Cada uno ocupamos, físicamente también, un lugar en el mundo. Un espacio que habitamos como si de un envoltorio frágil o un refugio cálido se tratara. El mío está situado en la intersección entre la Flecha y Santa Marta de Tormes. Desde una de las ventanas de mi buhardilla, donde tengo mi rincón de trabajo, puedo contemplar aquel lugar alzado que fue la salvación de Fray Luis de León, aquel escondite donde el sabio se retiró de “aqueste mundo malvado”. Yo también necesito retirarme en ese cobijo mío, con frecuencia, del ruido del mundo y también de sus zarpazos, a pasar a solas la vida ni envidiada ni envidiosa, como escribía el agustino. La escritura es, en este sentido, al menos para mí, la mejor vía, y la más eficaz y feliz terapia.
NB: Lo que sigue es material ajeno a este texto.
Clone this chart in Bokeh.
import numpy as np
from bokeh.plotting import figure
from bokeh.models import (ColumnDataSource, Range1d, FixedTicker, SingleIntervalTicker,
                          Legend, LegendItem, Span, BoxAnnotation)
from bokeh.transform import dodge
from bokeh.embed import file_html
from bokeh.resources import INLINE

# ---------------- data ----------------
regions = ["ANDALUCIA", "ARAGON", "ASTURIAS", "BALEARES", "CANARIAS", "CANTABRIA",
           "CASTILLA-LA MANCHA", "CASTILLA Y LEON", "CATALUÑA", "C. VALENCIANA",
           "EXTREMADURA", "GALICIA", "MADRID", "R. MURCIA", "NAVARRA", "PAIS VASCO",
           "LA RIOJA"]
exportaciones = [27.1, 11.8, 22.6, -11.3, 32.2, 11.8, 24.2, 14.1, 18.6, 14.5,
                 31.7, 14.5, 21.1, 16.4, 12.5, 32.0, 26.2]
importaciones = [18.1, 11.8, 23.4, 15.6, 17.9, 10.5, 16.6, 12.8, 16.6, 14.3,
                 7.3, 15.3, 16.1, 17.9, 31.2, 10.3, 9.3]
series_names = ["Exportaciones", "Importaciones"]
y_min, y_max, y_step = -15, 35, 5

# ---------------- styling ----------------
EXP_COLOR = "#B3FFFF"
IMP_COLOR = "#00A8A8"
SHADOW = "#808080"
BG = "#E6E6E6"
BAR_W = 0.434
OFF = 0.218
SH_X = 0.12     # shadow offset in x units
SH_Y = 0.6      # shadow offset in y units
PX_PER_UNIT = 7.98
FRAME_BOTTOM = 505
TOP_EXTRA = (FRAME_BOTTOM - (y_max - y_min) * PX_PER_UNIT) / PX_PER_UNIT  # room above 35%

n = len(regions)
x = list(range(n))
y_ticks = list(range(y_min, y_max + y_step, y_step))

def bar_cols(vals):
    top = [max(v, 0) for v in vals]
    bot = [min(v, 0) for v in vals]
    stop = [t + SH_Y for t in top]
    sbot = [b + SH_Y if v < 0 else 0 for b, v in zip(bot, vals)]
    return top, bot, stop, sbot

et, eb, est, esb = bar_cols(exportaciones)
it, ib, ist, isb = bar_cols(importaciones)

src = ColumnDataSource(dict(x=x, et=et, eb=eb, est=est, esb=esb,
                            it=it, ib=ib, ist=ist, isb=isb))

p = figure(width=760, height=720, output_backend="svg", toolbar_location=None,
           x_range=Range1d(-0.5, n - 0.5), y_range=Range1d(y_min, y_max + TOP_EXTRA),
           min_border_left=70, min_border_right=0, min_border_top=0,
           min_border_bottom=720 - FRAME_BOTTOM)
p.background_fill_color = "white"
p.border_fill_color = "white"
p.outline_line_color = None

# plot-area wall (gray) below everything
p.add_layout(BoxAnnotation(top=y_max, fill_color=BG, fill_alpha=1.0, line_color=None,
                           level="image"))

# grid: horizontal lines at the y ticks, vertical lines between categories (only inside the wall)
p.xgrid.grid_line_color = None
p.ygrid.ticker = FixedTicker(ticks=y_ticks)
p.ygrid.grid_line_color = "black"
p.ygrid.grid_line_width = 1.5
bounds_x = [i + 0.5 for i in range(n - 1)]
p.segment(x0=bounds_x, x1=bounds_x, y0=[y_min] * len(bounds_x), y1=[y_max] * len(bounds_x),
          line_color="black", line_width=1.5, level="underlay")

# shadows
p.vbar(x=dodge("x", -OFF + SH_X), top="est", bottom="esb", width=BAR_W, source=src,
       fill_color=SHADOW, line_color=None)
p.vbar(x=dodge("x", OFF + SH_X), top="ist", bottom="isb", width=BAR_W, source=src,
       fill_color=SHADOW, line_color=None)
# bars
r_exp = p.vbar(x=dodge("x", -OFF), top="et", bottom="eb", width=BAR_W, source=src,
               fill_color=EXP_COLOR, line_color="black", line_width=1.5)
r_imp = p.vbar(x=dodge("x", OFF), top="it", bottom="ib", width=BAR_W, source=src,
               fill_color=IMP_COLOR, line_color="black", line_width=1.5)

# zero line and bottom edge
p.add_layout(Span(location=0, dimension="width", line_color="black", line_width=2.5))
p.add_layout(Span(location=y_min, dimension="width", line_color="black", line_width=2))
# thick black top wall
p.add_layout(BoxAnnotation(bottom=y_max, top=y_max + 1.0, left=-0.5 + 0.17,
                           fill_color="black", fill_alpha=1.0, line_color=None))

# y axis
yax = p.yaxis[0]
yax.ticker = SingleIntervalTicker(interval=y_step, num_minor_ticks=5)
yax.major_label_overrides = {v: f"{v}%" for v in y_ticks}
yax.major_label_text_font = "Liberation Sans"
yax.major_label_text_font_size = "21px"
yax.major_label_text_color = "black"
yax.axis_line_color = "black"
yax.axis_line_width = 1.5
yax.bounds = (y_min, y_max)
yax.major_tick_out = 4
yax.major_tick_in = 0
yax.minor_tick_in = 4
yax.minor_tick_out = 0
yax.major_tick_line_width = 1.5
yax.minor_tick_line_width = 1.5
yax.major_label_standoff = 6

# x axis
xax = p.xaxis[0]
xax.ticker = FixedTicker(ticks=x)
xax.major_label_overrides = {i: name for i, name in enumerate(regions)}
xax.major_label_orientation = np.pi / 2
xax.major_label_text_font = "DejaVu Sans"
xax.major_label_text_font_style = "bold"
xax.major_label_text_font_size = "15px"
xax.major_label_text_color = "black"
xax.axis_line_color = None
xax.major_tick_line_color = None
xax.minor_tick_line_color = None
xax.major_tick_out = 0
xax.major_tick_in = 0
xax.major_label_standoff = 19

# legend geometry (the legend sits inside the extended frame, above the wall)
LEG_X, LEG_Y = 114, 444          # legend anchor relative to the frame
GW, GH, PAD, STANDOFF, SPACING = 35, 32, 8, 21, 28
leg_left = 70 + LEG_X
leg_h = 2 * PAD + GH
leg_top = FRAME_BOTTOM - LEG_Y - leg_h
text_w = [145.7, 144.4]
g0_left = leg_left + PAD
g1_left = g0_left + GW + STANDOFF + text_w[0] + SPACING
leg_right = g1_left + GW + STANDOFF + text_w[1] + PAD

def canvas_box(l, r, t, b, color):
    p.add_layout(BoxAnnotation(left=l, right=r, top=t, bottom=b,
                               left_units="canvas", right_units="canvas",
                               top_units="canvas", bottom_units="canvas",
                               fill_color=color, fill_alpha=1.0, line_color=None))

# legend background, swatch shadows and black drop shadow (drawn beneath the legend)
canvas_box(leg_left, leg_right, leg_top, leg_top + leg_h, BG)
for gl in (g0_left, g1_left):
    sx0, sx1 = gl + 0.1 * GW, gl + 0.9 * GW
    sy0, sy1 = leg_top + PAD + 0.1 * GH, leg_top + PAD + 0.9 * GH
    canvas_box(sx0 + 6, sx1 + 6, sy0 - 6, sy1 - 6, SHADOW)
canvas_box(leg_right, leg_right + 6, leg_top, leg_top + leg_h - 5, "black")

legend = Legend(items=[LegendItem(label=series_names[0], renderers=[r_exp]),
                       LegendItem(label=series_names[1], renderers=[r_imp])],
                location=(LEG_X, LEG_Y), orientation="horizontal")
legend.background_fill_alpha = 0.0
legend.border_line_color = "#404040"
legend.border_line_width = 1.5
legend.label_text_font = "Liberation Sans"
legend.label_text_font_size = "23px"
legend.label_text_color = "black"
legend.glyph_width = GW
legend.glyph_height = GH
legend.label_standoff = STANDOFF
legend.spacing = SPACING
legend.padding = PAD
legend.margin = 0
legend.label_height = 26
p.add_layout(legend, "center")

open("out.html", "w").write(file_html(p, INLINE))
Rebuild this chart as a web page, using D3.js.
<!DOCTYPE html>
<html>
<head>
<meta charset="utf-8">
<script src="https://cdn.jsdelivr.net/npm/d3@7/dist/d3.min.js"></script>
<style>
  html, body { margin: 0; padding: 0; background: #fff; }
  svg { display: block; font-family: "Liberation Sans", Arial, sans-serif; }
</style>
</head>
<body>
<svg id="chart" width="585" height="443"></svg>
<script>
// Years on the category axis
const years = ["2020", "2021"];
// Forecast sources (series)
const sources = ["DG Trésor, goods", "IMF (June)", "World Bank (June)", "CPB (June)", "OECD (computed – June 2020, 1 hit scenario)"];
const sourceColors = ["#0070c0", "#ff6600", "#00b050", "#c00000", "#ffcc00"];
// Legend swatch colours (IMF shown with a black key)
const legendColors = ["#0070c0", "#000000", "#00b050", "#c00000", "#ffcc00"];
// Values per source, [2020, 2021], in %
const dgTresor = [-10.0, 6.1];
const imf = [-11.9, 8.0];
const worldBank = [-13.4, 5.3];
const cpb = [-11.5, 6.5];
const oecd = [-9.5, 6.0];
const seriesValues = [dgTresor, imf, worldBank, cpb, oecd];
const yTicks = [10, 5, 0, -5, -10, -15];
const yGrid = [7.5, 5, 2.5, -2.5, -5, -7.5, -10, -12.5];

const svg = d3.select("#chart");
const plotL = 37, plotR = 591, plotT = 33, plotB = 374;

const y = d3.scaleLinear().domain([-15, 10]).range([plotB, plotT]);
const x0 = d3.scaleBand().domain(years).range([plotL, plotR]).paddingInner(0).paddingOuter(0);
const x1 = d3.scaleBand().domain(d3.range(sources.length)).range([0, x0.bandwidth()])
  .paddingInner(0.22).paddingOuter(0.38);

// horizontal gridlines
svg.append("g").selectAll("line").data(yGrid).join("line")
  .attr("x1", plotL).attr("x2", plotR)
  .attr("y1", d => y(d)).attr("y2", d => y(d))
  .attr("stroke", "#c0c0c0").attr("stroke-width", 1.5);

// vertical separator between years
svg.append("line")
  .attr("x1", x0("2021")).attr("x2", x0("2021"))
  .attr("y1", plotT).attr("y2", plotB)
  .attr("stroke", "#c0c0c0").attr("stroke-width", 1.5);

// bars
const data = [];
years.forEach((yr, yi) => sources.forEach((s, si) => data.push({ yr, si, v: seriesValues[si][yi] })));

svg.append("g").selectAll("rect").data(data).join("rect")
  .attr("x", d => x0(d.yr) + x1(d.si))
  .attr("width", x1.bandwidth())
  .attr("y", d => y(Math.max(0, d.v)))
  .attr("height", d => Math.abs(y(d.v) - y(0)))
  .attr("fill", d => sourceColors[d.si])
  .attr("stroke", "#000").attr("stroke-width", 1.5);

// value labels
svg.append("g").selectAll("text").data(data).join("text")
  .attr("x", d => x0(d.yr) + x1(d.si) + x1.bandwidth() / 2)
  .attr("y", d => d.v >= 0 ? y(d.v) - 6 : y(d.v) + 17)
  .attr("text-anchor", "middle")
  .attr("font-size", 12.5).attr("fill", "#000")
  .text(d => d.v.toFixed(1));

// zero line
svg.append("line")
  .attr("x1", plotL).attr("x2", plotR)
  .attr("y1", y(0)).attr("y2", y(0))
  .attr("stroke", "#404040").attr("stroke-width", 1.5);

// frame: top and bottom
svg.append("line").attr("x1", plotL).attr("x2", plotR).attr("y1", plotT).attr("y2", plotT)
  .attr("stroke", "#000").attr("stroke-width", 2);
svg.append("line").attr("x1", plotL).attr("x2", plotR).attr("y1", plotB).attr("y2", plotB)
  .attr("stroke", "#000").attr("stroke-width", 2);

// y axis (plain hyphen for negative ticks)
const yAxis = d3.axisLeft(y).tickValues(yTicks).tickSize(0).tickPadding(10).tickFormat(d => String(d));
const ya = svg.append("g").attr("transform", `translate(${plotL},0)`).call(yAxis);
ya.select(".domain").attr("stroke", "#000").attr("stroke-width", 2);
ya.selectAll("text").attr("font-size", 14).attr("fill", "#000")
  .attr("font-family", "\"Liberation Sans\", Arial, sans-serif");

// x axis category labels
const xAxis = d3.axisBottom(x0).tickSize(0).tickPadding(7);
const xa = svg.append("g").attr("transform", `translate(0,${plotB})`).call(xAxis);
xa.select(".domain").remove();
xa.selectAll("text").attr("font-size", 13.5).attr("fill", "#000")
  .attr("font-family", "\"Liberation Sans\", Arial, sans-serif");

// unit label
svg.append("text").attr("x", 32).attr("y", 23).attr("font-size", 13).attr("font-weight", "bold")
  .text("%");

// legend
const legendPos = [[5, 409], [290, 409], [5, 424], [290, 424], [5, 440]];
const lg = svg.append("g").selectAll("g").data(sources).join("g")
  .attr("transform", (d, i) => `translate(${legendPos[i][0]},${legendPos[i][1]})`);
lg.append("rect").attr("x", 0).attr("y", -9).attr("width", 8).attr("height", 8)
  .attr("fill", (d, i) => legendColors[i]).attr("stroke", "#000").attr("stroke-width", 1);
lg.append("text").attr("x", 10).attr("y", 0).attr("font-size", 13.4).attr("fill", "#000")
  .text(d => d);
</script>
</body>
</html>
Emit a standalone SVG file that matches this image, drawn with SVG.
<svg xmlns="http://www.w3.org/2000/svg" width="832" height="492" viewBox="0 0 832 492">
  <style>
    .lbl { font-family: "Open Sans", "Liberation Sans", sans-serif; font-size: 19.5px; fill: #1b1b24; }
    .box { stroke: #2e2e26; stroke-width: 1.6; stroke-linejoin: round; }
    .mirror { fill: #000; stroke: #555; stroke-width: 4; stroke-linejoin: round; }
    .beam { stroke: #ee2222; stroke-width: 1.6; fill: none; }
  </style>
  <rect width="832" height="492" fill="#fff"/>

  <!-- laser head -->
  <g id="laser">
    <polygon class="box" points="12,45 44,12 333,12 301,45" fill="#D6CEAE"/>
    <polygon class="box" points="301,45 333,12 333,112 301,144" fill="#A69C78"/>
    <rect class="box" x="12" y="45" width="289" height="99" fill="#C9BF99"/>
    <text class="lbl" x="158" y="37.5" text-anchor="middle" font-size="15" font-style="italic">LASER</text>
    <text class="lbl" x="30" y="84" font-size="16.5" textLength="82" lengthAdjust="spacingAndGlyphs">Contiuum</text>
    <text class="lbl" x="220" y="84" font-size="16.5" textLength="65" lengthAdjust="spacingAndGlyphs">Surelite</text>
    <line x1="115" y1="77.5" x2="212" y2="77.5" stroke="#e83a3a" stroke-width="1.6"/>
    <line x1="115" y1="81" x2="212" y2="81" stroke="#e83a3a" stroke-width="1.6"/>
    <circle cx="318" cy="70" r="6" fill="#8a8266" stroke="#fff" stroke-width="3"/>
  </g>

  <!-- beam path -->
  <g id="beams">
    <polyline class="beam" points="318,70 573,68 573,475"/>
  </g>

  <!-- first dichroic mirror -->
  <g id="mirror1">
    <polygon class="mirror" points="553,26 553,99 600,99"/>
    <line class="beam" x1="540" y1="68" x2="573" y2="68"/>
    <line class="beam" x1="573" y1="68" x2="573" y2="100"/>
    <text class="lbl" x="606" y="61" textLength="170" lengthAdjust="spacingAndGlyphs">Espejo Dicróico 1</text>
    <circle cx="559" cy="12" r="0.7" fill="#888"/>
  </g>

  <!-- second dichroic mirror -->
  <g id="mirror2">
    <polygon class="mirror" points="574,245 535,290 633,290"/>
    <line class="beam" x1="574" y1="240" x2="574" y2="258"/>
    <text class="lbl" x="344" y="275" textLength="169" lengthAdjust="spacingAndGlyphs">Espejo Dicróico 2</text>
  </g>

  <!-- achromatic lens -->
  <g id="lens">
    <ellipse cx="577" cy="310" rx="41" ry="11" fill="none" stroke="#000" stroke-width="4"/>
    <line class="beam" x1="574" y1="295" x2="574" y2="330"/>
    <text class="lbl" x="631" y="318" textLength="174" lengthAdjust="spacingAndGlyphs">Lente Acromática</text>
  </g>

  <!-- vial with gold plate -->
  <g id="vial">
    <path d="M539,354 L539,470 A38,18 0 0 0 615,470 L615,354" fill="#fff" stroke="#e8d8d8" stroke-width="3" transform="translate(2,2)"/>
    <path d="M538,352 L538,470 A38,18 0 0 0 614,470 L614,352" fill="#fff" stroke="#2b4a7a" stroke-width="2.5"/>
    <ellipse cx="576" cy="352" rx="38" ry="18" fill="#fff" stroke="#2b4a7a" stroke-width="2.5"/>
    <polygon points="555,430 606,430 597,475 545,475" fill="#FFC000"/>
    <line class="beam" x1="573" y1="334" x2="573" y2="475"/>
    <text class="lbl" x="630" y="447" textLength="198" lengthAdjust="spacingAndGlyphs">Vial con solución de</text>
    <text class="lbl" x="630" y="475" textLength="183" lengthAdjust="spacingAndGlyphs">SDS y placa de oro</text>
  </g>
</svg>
Desde la otra ventana contemplo diseminadas, como si de una alfombra extendida se tratara, las casas del municipio de Santa Marta de Tormes, territorio burbujeante de vida con sus gentes buenas, sus paisajes agradables, su cultura visual, su naturaleza desbordante… Lugar donde la intrahistoria salmantina pespuntea a diario el latido de sus gentes, quienes constituyen la verdadera ciudad o cívitas, que siempre es algo vivo y, por supuesto, mucho más que urbe. La cívitas es de los ciudadanos, y de ahí viene el adjetivo cívico. La urbe es de los constructores. La ciudadanía crece en las plazas, el urbanismo en los despachos. La primera nos enriquece a todos como especie, la segunda no siempre.
En este triángulo formado con los dos puntos mencionados, como diría Juan Antonio González Iglesias, un ángulo me basta. Pero hay más, pues al fondo, más allá de este pequeño paisaje semiurbano, como un icono sagrado colgado de una pared hecha de aire y cielo, se muestra imponente La Catedral de Salamanca. Salamanca, esta ciudad en la que da gusto vivir, en la que uno se siente siempre ciudadano del mundo, una ciudad que anuda en ella la más alta cultura, una ciudad a la que una vez que uno llega y es enhechizado, lo hace para quedarse para siempre.
Estas miradas serán, simbólicamente, las dimensiones que abarcarán mis textos de opinión en La Crónica de Salamanca, periódico generoso, con su generosa Lira –mejor nombre imposible para guiar la voz de la ciudadanía–, que ha tenido a bien acogerme con los brazos abiertos como se abraza a alguien de tu propia familia. Entro en ella, de este modo, sintiéndome muy bien acompañada, a formar parte de ese elenco de magníficas firmas con que se viste de gala cada día. Esas serán las perspectivas, las temáticas, los intereses, en definitiva, que ocuparán mi quehacer periodístico: el literario y el social; la cultura y la vida; la estética y la gente; la poesía y la palabra en su uso cotidiano…
Como le sucedió a aquel hombre poetizado por Borges que pobló su espacio con imágenes de provincias, reinos, montañas, islas, peces, habitaciones, astros… y al final descubrió que lo que había hecho era trazar la verdadera imagen de su cara, así estos textos hablarán (siempre lo hacen) de cómo percibe el mundo quién los escribe. Eso es hacer periodismo de opinión, y así lo hemos enseñado desde siempre en la Facultad de Comunicación de la UPSA.
Todo lugar es siempre un microcosmos que reproduce a pequeña escala las características del macrocosmos, una reproducción en miniatura del universo, como bien señalan tantas tradiciones, desde las Upanishads hasta nuestros días. También el mío lo es. Y ahora me refiero no al espacio de trabajo, ni a mi lugar de residencia, sino a este otro hecho de palabras que me abre, a partir de hoy, con hospitalidad amigable La Crónica de Salamanca.